Nous ayons vu beaucoup de noirs, réfugiés à la Dominique et à Antigues, ils s’y conduisent bien. On en trouve quelques-uns sur les habitations, plusieurs ont formé de petits établissemens sur lesquels ils cultivent des vivres, mais nous ne voulons pas le cacher, ils se tiennent plus volontiers dans les villes où ils s’emploient comme canotiers, ouvriers, garçons de magasins et domestiques. Voici ce que MM. Sturge et Harvey, disent de ceux qu’ils ont rencontrés à Sainte-Lucie : « À notre retour nous remarquâmes les cottages et les jardins de quelques-uns des réfugiés de la Martinique. Un d’eux, a une petite plantation de cannes dont il fait du sucre, avec un petit moulin grossièrement construit.

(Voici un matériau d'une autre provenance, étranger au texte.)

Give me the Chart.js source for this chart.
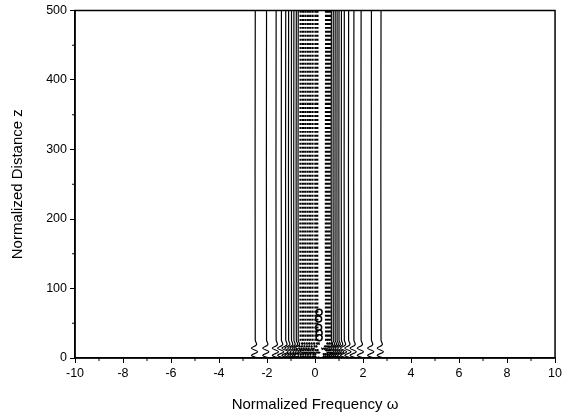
<!DOCTYPE html>
<html>
<head>
<meta charset="utf-8">
<script src="https://cdn.jsdelivr.net/npm/chart.js@4"></script>
<style>
  html, body { margin: 0; padding: 0; background: #fff; }
  #wrap { width: 565px; height: 416px; position: relative; }
</style>
</head>
<body>
<div id="wrap"><canvas id="cv"></canvas></div>
<script>
// contour positions (normalized frequency)
const solidX  = [-2.49, -2.02, -1.62, -1.40, -1.22, -1.10, -0.98, -0.88, -0.78, -0.70,
                 0.68, 0.76, 0.84, 0.92, 1.00, 1.10, 1.22, 1.40, 1.62, 1.92, 2.35, 2.75];
const dottedX = [-0.60, -0.50, -0.40, -0.30, -0.20, -0.10, 0.02, 0.10, 0.46, 0.54, 0.62];
// small wiggle of every contour near z = 0
const wiggleZ  = [0, 4, 9, 14, 19, 26, 500];
const wiggleDx = [0.10, -0.16, 0.10, -0.16, 0.05, 0, 0];
// small closed contours near the centre
const loopX = [0.17, 0.15, 0.15, 0.17, 0.17];
const loopZ = [66, 56, 44, 36, 29];
const xTicks = [-10, -8, -6, -4, -2, 0, 2, 4, 6, 8, 10];
const yTicks = [0, 100, 200, 300, 400, 500];

function contour(x0) {
  return wiggleZ.map((z, i) => ({ x: x0 + wiggleDx[i], y: z }));
}

const datasets = [];
solidX.forEach(x0 => datasets.push({
  data: contour(x0), showLine: true, borderColor: '#000', borderWidth: 1.2,
  pointRadius: 0, tension: 0.4
}));
dottedX.forEach(x0 => datasets.push({
  data: contour(x0), showLine: true, borderColor: '#000', borderWidth: 2.2,
  borderDash: [2, 2], pointRadius: 0, tension: 0.4
}));
datasets.push({
  data: loopX.map((x, i) => ({ x: x, y: loopZ[i] })), showLine: false,
  pointRadius: 3, pointBorderColor: '#000', pointBackgroundColor: '#fff', pointBorderWidth: 1.5
});

// frame + minor ticks, placed via the chart's own scales
const framePlugin = {
  id: 'frame',
  afterDraw(chart) {
    const { ctx, chartArea: a, scales } = chart;
    ctx.save();
    ctx.strokeStyle = '#000';
    ctx.lineWidth = 1.5;
    ctx.strokeRect(a.left, a.top, a.right - a.left, a.bottom - a.top);
    ctx.lineWidth = 1;
    ctx.beginPath();
    for (let v = -9; v <= 9; v += 2) {
      const px = scales.x.getPixelForValue(v);
      ctx.moveTo(px, a.bottom); ctx.lineTo(px, a.bottom + 3);
    }
    for (let v = 50; v < 500; v += 100) {
      const py = scales.y.getPixelForValue(v);
      ctx.moveTo(a.left, py); ctx.lineTo(a.left - 3, py);
    }
    ctx.stroke();
    ctx.restore();
  }
};

const font = { family: '"Liberation Sans", Arial, sans-serif', size: 12.5 };

new Chart(document.getElementById('cv'), {
  type: 'scatter',
  data: { datasets },
  options: {
    responsive: true, maintainAspectRatio: false, animation: false,
    layout: { padding: { top: 6, right: 6, left: 0, bottom: 0 } },
    plugins: { legend: { display: false }, tooltip: { enabled: false } },
    scales: {
      x: {
        type: 'linear', min: -10, max: 10,
        afterBuildTicks: s => { s.ticks = xTicks.map(v => ({ value: v })); },
        ticks: { color: '#000', font, padding: 3, maxRotation: 0 },
        grid: { drawOnChartArea: false, tickLength: 5, tickColor: '#000', tickWidth: 1 },
        border: { color: '#000', width: 1.5 },
        title: { display: true, text: 'Normalized Frequency ω', color: '#000',
                 font: { family: font.family, size: 15 }, padding: { top: 10, bottom: 2 } },
        afterFit: s => { s.height = 58; }
      },
      y: {
        type: 'linear', min: 0, max: 500,
        afterBuildTicks: s => { s.ticks = yTicks.map(v => ({ value: v })); },
        ticks: { color: '#000', font, padding: 3 },
        grid: { drawOnChartArea: false, tickLength: 5, tickColor: '#000', tickWidth: 1 },
        border: { color: '#000', width: 1.5 },
        title: { display: true, text: 'Normalized Distance z', color: '#000',
                 font: { family: font.family, size: 15 }, padding: { top: 9, bottom: 0 } },
        afterFit: s => { s.width = 75; }
      }
    }
  },
  plugins: [framePlugin]
});
</script>
</body>
</html>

Il y a six cents réfugiés à Ste-Lucie, et tout le monde s’accorde à dire qu’ils contribuent à la prospérité de l’île. Ils ont introduit à Castries la fabrication des tuiles et des jarres porreuses, dont l’usage est si étendu dans les West-Indies[1]. »

Les créoles disent que leurs nègres évadés aux colonies anglaises, sont plus malheureux dans l’indépendance que sous le joug ; qu’ils voudraient revenir, et que s’ils ne le font pas, c’est qu’ils en sont empêchés par le gouvernement anglais. Singulier aveuglement que nous donnent nos préoccupations, étrange faiblesse de l’esprit qui nous fait toujours croire ce que nous souhaitons, en dépit de ce qu’y peuvent objecter le bon sens et la logique. D’un côté, les nègres émigrés voudraient revenir parce qu’ils meurent de faim faute d’ouvrage, et du côté opposé, les colonies anglaises sont perdues, parce que les pro-

  1. The West-Indies, in 1831, London.